Der Konstanzer Demonstrationszug wurde von Polizeibeamten begleitet. Dabei wurden Polizisten unter anderem als "Mörder" und "Faschisten" bezeichnet. Das hat für fünf Demonstranten Anzeigen wegen Beleidigung zur Folge. Das heißt aber nicht, daß die Polizei die Vorfälle damit als erledigt betrachtet. In einem Gespräch mit dem SÜDKURIER wurde vielmehr die Betroffenheit der Beamten über solche Beschimpfungen deutlich.

"Das ist das Übelste, was wir je gehört haben", klagte Joachim Felgenhauer, der an jenem Montag Einsatzleiter war. Der Vorsitzende der Ortsgruppe der Gewerkschaft der Polizei: "Demonstration ja, aber das hört dort auf, wo Grundrechte verletzt werden".

Menschenwürde sei schließlich gleich hoch einzustufen wie das Demonstrationsrecht.

"Die Szene nützt damit nur der rechten Seite", faßte Polizeirat Paul Scholz seine Erfahrungen bei dieser Demonstration zusammen. Selbstverständlich müsse der Unfall in Göttingen untersucht werden. Er, Scholz, könne zum Teil auch die Ressentiments verstehen, die dadurch gegenüber der Polizei geweckt worden seien. Doch zunächst müsse das Untersuchungsergebnis abgewartet werden. Für den Leiter der Schutzpolizei war die Konstanzer Demonstration eine schlimme Erfahrung: Auf der einen Seite Demonstranten, die Beamte als Faschisten beschimpfen, auf der anderen Seite am Straßenrand Sätze wie "das bringt uns Republikaner Stimmen" oder, zu den begleitenden Polizeibeamten gewandt: "Das läßt Ihr Euch gefallen! Warum schlagt Ihr nicht rein?"

Für Krimmaloberrat Armin Schöpflin, derzeit kommissarischer Leiter der Polizeidirektion, steht fest, daß das besonnene Verhalten der Beamten und Einsatzleitung gewaltsame Auseinandersetzungen zwischen den sogenannten Autonomen und Uniformierten bislang verhindert hat. Auch zeige sich immer wieder, daß der aktive Kern in Konstanz sehr klein sei. Schließlich zähle Konstanz rund 10 000 Studierende. An der Demonstration in der vergangenen Woche aber hätten sich lediglich 100 Personen beteiligt. Die Hälfte davon kann nach Einschätzung der Polizei zur Gruppe der Aktivisten gerechnet werden.
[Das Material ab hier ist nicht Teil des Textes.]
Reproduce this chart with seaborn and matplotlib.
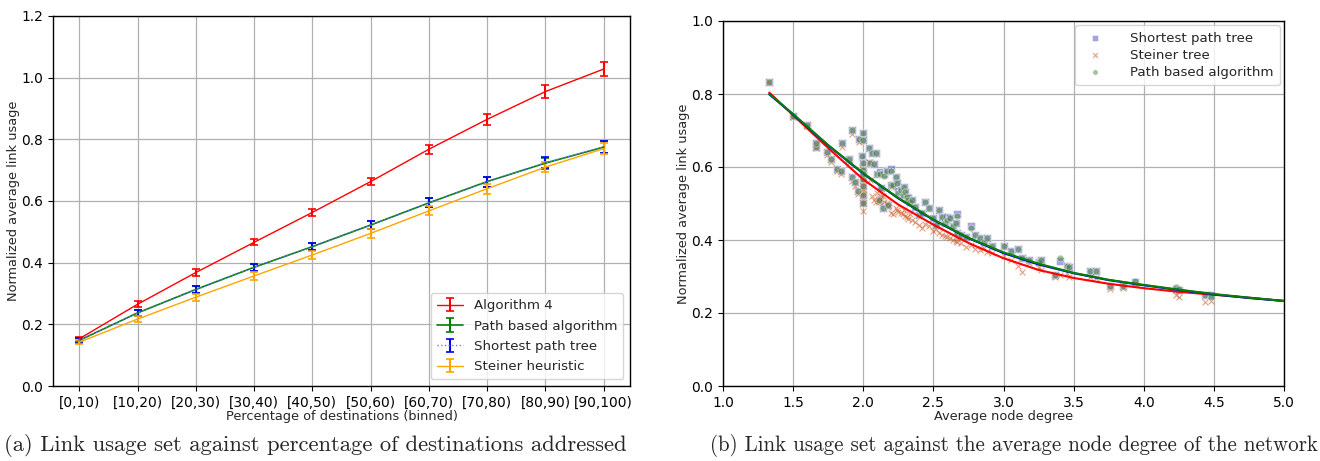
import numpy as np
import pandas as pd
import matplotlib
matplotlib.use("Agg")
import matplotlib.pyplot as plt
import seaborn as sns

# ---------------- data: panel (a) ----------------
bins = ["[0,10)", "[10,20)", "[20,30)", "[30,40)", "[40,50)",
        "[50,60)", "[60,70)", "[70,80)", "[80,90)", "[90,100)"]
alg4 = [0.153, 0.265, 0.368, 0.466, 0.563, 0.663, 0.768, 0.865, 0.955, 1.028]
alg4_err = [0.007, 0.010, 0.010, 0.010, 0.011, 0.012, 0.015, 0.017, 0.020, 0.022]
pba = [0.148, 0.237, 0.313, 0.385, 0.452, 0.522, 0.594, 0.663, 0.723, 0.775]
pba_err = [0.007, 0.010, 0.010, 0.011, 0.012, 0.014, 0.015, 0.016, 0.018, 0.018]
spt = [0.148, 0.237, 0.313, 0.385, 0.452, 0.522, 0.594, 0.663, 0.724, 0.775]
spt_err = [0.007, 0.010, 0.010, 0.011, 0.012, 0.014, 0.015, 0.016, 0.018, 0.018]
steiner = [0.142, 0.217, 0.288, 0.357, 0.425, 0.495, 0.568, 0.640, 0.710, 0.770]
steiner_err = [0.007, 0.010, 0.011, 0.012, 0.013, 0.014, 0.015, 0.016, 0.016, 0.017]

# ---------------- data: panel (b) ----------------
degree = [1.33, 1.50, 1.60, 1.66, 1.66, 1.74, 1.77, 1.81, 1.84, 1.85,
          1.90, 1.92, 1.92, 1.94, 1.96, 1.97, 1.99, 2.00, 2.00, 2.00,
          2.00, 2.00, 2.00, 2.00, 2.00, 2.00, 2.04, 2.05, 2.06, 2.08,
          2.09, 2.10, 2.11, 2.12, 2.13, 2.14, 2.15, 2.17, 2.18, 2.20,
          2.20, 2.21, 2.23, 2.24, 2.25, 2.27, 2.28, 2.29, 2.30, 2.31,
          2.32, 2.33, 2.35, 2.37, 2.40, 2.42, 2.44, 2.47, 2.50, 2.52,
          2.54, 2.56, 2.58, 2.60, 2.62, 2.64, 2.66, 2.67, 2.67, 2.70,
          2.73, 2.77, 2.80, 2.83, 2.86, 2.88, 2.92, 3.00, 3.05, 3.10,
          3.13, 3.18, 3.25, 3.27, 3.37, 3.40, 3.45, 3.47, 3.62, 3.66,
          3.76, 3.85, 3.94, 4.23, 4.25, 4.44, 4.48]
pba_pts = [0.834, 0.740, 0.716, 0.656, 0.666, 0.640, 0.622, 0.594, 0.588, 0.665,
           0.622, 0.700, 0.572, 0.558, 0.533, 0.676, 0.630, 0.693, 0.673, 0.611,
           0.593, 0.566, 0.548, 0.524, 0.501, 0.580, 0.652, 0.612, 0.638, 0.608,
           0.637, 0.581, 0.510, 0.581, 0.542, 0.487, 0.575, 0.588, 0.496, 0.590,
           0.552, 0.551, 0.573, 0.556, 0.530, 0.537, 0.523, 0.545, 0.532, 0.519,
           0.510, 0.505, 0.510, 0.491, 0.468, 0.473, 0.505, 0.487, 0.460, 0.440,
           0.481, 0.464, 0.446, 0.456, 0.459, 0.437, 0.447, 0.465, 0.420, 0.414,
           0.409, 0.432, 0.414, 0.406, 0.395, 0.406, 0.383, 0.383, 0.370, 0.376,
           0.351, 0.346, 0.340, 0.346, 0.305, 0.351, 0.330, 0.327, 0.314, 0.314,
           0.273, 0.273, 0.287, 0.270, 0.265, 0.248, 0.245]
spt_pts = [0.834, 0.740, 0.716, 0.656, 0.666, 0.640, 0.622, 0.594, 0.588, 0.665,
           0.622, 0.700, 0.572, 0.558, 0.533, 0.676, 0.630, 0.693, 0.673, 0.611,
           0.593, 0.566, 0.548, 0.524, 0.501, 0.580, 0.652, 0.612, 0.638, 0.608,
           0.637, 0.581, 0.510, 0.585, 0.542, 0.487, 0.580, 0.588, 0.496, 0.595,
           0.552, 0.551, 0.573, 0.556, 0.535, 0.537, 0.523, 0.545, 0.532, 0.519,
           0.515, 0.505, 0.510, 0.491, 0.468, 0.473, 0.505, 0.487, 0.460, 0.440,
           0.481, 0.464, 0.446, 0.462, 0.459, 0.437, 0.447, 0.470, 0.420, 0.414,
           0.409, 0.438, 0.414, 0.406, 0.395, 0.406, 0.383, 0.383, 0.370, 0.376,
           0.351, 0.346, 0.340, 0.346, 0.305, 0.343, 0.330, 0.325, 0.314, 0.314,
           0.273, 0.273, 0.285, 0.265, 0.262, 0.248, 0.248]
steiner_pts = [0.834, 0.738, 0.713, 0.652, 0.662, 0.632, 0.615, 0.588, 0.580, 0.655,
               0.612, 0.690, 0.562, 0.548, 0.525, 0.668, 0.600, 0.560, 0.540, 0.525,
               0.510, 0.555, 0.535, 0.500, 0.479, 0.570, 0.613, 0.565, 0.520, 0.510,
               0.505, 0.530, 0.505, 0.514, 0.520, 0.520, 0.505, 0.500, 0.490, 0.473,
               0.545, 0.470, 0.488, 0.482, 0.478, 0.473, 0.470, 0.482, 0.466, 0.464,
               0.458, 0.470, 0.455, 0.450, 0.441, 0.432, 0.445, 0.438, 0.425, 0.430,
               0.418, 0.415, 0.410, 0.408, 0.405, 0.400, 0.398, 0.405, 0.395, 0.392,
               0.382, 0.385, 0.375, 0.372, 0.378, 0.368, 0.365, 0.355, 0.345, 0.330,
               0.312, 0.338, 0.325, 0.318, 0.300, 0.305, 0.310, 0.300, 0.300, 0.295,
               0.265, 0.268, 0.280, 0.250, 0.243, 0.229, 0.233]

# fitted trend curves
curve_x = [1.33, 1.50, 1.75, 2.00, 2.25, 2.50, 2.75, 3.00, 3.25, 3.50,
           3.75, 4.00, 4.25, 4.50, 4.75, 5.00]
curve_steiner = [0.804, 0.742, 0.652, 0.566, 0.497, 0.442, 0.392, 0.350, 0.318, 0.296,
                 0.280, 0.268, 0.258, 0.250, 0.242, 0.233]
curve_spt = [0.799, 0.744, 0.659, 0.582, 0.514, 0.455, 0.405, 0.364, 0.333, 0.309,
             0.290, 0.276, 0.263, 0.251, 0.241, 0.233]
curve_pba = [0.800, 0.745, 0.660, 0.583, 0.515, 0.456, 0.406, 0.366, 0.335, 0.310,
             0.291, 0.277, 0.264, 0.252, 0.242, 0.233]

# ---------------- style ----------------
sns.set_style("ticks")
plt.rcParams.update({
    "font.family": ["DejaVu Sans"],
    "axes.edgecolor": "black",
    "axes.linewidth": 1.0,
    "axes.grid": True,
    "grid.color": "#b0b0b0",
    "grid.linewidth": 0.9,
    "xtick.color": "black",
    "ytick.color": "black",
    "xtick.direction": "out",
    "ytick.direction": "out",
    "xtick.major.size": 3.5,
    "ytick.major.size": 3.5,
})
FS = 9.3
TFS = 9.9

fig = plt.figure(figsize=(13.2, 4.61), dpi=100)
W, H = 1320, 461
axL = fig.add_axes([53 / W, (H - 386) / H, 577 / W, 370 / H])
axR = fig.add_axes([723 / W, (H - 386) / H, 561 / W, 365 / H])

# ---------------- panel (a) ----------------
xpos = np.arange(len(bins))
axL.errorbar(xpos, alg4, yerr=alg4_err, color="red", lw=1.0, elinewidth=1.5,
             capsize=3, capthick=1.2, label="Algorithm 4")
axL.errorbar(xpos, pba, yerr=pba_err, color="green", lw=1.2, elinewidth=1.5,
             capsize=3, capthick=1.2, label="Path based algorithm")
axL.errorbar(xpos, spt, yerr=spt_err, color="#6f6fff", ls=":", lw=1.0, ecolor="blue",
             elinewidth=1.5, capsize=3, capthick=1.2, label="Shortest path tree")
axL.errorbar(xpos, steiner, yerr=steiner_err, color="orange", lw=1.0, elinewidth=1.5,
             capsize=3, capthick=1.2, label="Steiner heuristic")
axL.set_xticks(xpos)
axL.set_xticklabels(bins, fontsize=TFS)
axL.set_xlim(-0.45, 9.45)
axL.set_ylim(0, 1.2)
axL.set_yticks(np.arange(0, 1.21, 0.2))
axL.set_yticklabels([f"{v:.1f}" for v in np.arange(0, 1.21, 0.2)], fontsize=TFS)
axL.set_xlabel("Percentage of destinations (binned)", fontsize=FS, labelpad=0)
axL.set_ylabel("Normalized average link usage", fontsize=FS, labelpad=1)
axL.legend(loc="lower right", fontsize=FS + 0.3, framealpha=0.8,
           handlelength=2.0, borderpad=0.45, labelspacing=0.55)

# ---------------- panel (b) ----------------
df = pd.DataFrame({"degree": degree, "spt": spt_pts, "steiner": steiner_pts, "pba": pba_pts})
sns.scatterplot(data=df, x="degree", y="spt", ax=axR, marker="s", s=26,
                color="#5a5ac0", alpha=0.55, edgecolor="white", linewidth=0.6,
                label="Shortest path tree", zorder=3)
sns.scatterplot(data=df, x="degree", y="steiner", ax=axR, marker="x", s=18,
                color="#d0602a", alpha=0.6, linewidth=0.8,
                label="Steiner tree", zorder=3)
sns.scatterplot(data=df, x="degree", y="pba", ax=axR, marker="o", s=24,
                color="#4f8a40", alpha=0.5, edgecolor="white", linewidth=0.6,
                label="Path based algorithm", zorder=3)
cdf = pd.DataFrame({"x": curve_x, "st": curve_steiner, "spt": curve_spt, "pba": curve_pba})
sns.lineplot(data=cdf, x="x", y="st", ax=axR, color="red", lw=1.5, zorder=4, legend=False)
sns.lineplot(data=cdf, x="x", y="spt", ax=axR, color="blue", lw=1.5, zorder=4, legend=False)
sns.lineplot(data=cdf, x="x", y="pba", ax=axR, color="green", lw=1.5, zorder=4, legend=False)
axR.set_xlim(1.0, 5.0)
axR.set_ylim(0, 1.0)
xt = np.arange(1.0, 5.01, 0.5)
axR.set_xticks(xt)
axR.set_xticklabels([f"{v:.1f}" for v in xt], fontsize=TFS)
yt = np.arange(0, 1.01, 0.2)
axR.set_yticks(yt)
axR.set_yticklabels([f"{v:.1f}" for v in yt], fontsize=TFS)
axR.set_xlabel("Average node degree", fontsize=FS, labelpad=0)
axR.set_ylabel("Normalized average link usage", fontsize=FS, labelpad=1)
axR.legend(loc="upper right", fontsize=FS + 0.3, framealpha=0.8, borderpad=0.5,
           labelspacing=0.3, handletextpad=1.6, markerscale=0.8, borderaxespad=0.3)
for ax in (axL, axR):
    ax.set_axisbelow(True)
    for sp in ax.spines.values():
        sp.set_visible(True)
        sp.set_color("black")

# ---------------- captions ----------------
fig.text(315 / W, (H - 445) / H,
         "(a) Link usage set against percentage of destinations addressed",
         ha="center", va="center", fontsize=16.3, fontfamily="cmr10")
fig.text(1014 / W, (H - 445) / H,
         "(b) Link usage set against the average node degree of the network",
         ha="center", va="center", fontsize=15.1, fontfamily="cmr10")

fig.savefig("out.png", dpi=100)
Mehrmals wiesen die Gesprächsteilnehmer darauf hin, die Polizei sei verpflichtet, sich neutral zu verhalten und Demonstrationen gleich welcher politischen Richtung zu schützen. Eine Veranstaltung könne nur dann verboten werden, wenn Straftaten zu erwarten seien. Schöpflich brachte es auf einen einfachen Nenner: "Solange eine Partei nicht verboten ist, ist sie erlaubt, und wir müssen sie schützen." Die Versammlungsrechte müßten gewährleistet werden.

Wenn die Polizei einen Demonstrationszug begleitet, so hat sie dabei zweierlei Aufgaben: Zum einen muß verhindert werden, daß aus der Gruppe heraus Straftaten oder Ordnungswidrigkeiten begangen werden, zum andern muß sie den Demonstrationszug vor Übergriffen von außen schützen.

"Die können doch von Glück reden, daß sie in einer Demokratie leben", meinte der Gewerkschafter Felgenhauer mit Blick auf die letzte Konstanzer Demonstration. "Die machen doch die beste Werbung für die Republikaner", sagte er weiter und betonte in diesem Zusammenhang, daß es "bei weitem nicht so ist, wie öfters zu hören ist, daß die Polizei auf die rechte Seite abfährt". Die Behauptung, unter den Polizeibeamten seien besonders viele Anhänger der Republikaner zu finden, entbehre jeglicher Grundlage.